Help!!! Pornographers Hijacked My Website!
Worst case scenario for a business website. If you think a professional web developer is expensive, imagine the cost of a complete rebrand and name change of your business.
Among my favorites Portland restaurants is a white linen table cloth, yet affordable Indian restaurant in the stylish, bustling Northwest Neighborhood on 23rd Avenue. After several meals at this restaurant, I left two 5 star review on Trip Advisor, Google Reviews, and checked in on Facebook, not a common practice for me.
This was different. This was great food, in an otherwise empty place. I made it a point to sit near the window, visibly reveling in my meal to lure in passers-by.
A month later, I noticed a Grand Opening banner covering the very nice, presumably expensive lit sign on the front of the building. It had a new name on it.
I recalled during my last visit I chatted with the owner. The dinner hour was slow. The lunch buffet was the busy time of day but night life in the area and foot traffic should translate to more business. I made a quick check of the website, noting it was in dire need of an update. I offered my services. He directly asked a price, sensing a price sensitive, cash strapped small business owner, I quoted a much lower than normal price. After all, this is a fantastic place and I want to participate in success stories. It’s profitable in the long term.
Facing a slight language barrier, the owner politely declined. I offered my card, knowing he would stay with the mobile unfriendly, outdated, slow loading site that didn’t reflect the quality or ambiance of his establishment.
I was disappointed, I prize being a useful resource. My meal was so satisfying, I left content anyway.
A friend of mine called. He was in town and wanted to meet for dinner. “Wonderful!” I thought, “I know just the place.”
I Googled the restaurant to find my web security software literally blaring red flags, warning the site was not secure. The meta description of the site contained a rather explicit description of, well, porn. I couldn’t believe it.
I continued to search for the restaurant; I found double entries under the new name, a difficult to pronounce Indian word, much like the old name. Now all the reviews on Google, Yelp, Yahoo Local, Urban Spoon, Facebook, Trip Advisor and more were lost in a confusing jumble. I had always used the location to find the place, OK Googling: “Indian Restaurants on 23rd Ave.” Google maps found this confusing as well. My friend from out of town could not easily navigate to the place. We ended up going somewhere else.
I thought about all the expense involved in rebranding as a low profit margin business in a high rent, highly competitive industry. Changing menus, signs, business documents, untold hours notifying vendors, adding a dba to a business license, new business cards and on and on.
Brand equity is an actual value that having a well-known name brings to a business.
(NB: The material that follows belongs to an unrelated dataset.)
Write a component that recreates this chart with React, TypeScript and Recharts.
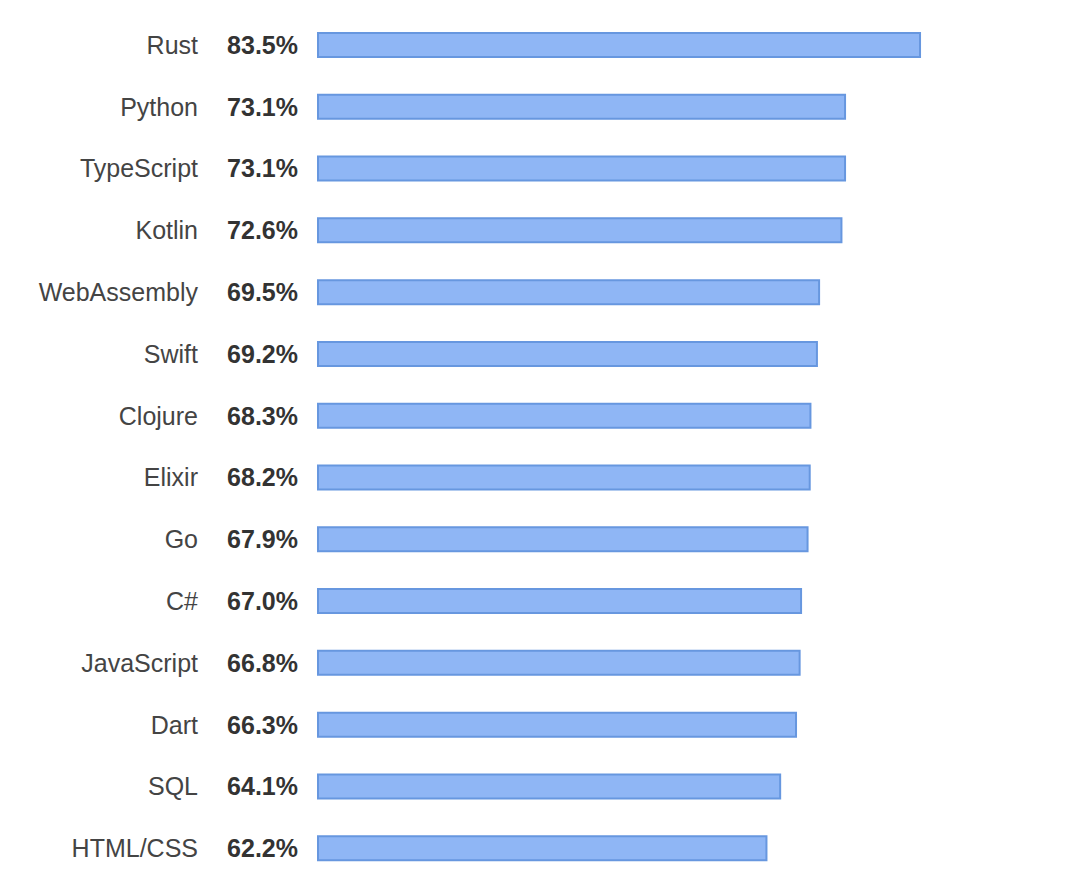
import { BarChart, Bar, XAxis, YAxis } from 'recharts';

const languages = [
  'Rust', 'Python', 'TypeScript', 'Kotlin', 'WebAssembly', 'Swift', 'Clojure',
  'Elixir', 'Go', 'C#', 'JavaScript', 'Dart', 'SQL', 'HTML/CSS',
];
const lovedShare = [83.5, 73.1, 73.1, 72.6, 69.5, 69.2, 68.3, 68.2, 67.9, 67.0, 66.8, 66.3, 64.1, 62.2];

const data = languages.map((name, i) => ({ name, value: lovedShare[i] }));

// name on the left, bold percentage next to the bar
function LangTick(props: any) {
  const { x, y, payload } = props;
  const value = lovedShare[payload.index];
  return (
    <g>
      <text x={x - 114} y={y} dy={9} textAnchor="end" fontSize={25} fill="#444"
        fontFamily="'Liberation Sans', Arial, sans-serif">
        {payload.value}
      </text>
      <text x={x - 14} y={y} dy={9} textAnchor="end" fontSize={25} fontWeight="bold" fill="#333"
        fontFamily="'Liberation Sans', Arial, sans-serif">
        {value.toFixed(1)}%
      </text>
    </g>
  );
}

export default function App() {
  return (
    <div style={{ background: '#fff' }}>
      <BarChart
        width={1060}
        height={872}
        data={data}
        layout="vertical"
        margin={{ top: 6, right: 29, bottom: 1, left: 0 }}
      >
        <XAxis type="number" domain={[0, 100]} hide />
        <YAxis
          type="category"
          dataKey="name"
          width={310}
          axisLine={false}
          tickLine={false}
          tickMargin={0}
          interval={0}
          tick={<LangTick />}
        />
        <Bar
          dataKey="value"
          barSize={24}
          fill="#8fb6f5"
          stroke="#6797df"
          strokeWidth={2}
          isAnimationActive={false}
        />
      </BarChart>
    </div>
  );
}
In the digital era, brand equity comes from reviews, check-ins, Instagram photos of delicious meals, website bookmarks and word of mouth marketing. All this was lost because it seemed too expensive to redevelop the website. It’s even more basic, it was simply a matter of reregistering the web domain. A service I would have performed free of charge, even without a client relationship. Fostering good will is critically important to Howe Innovative Design.
In the end, cheap is very expensive.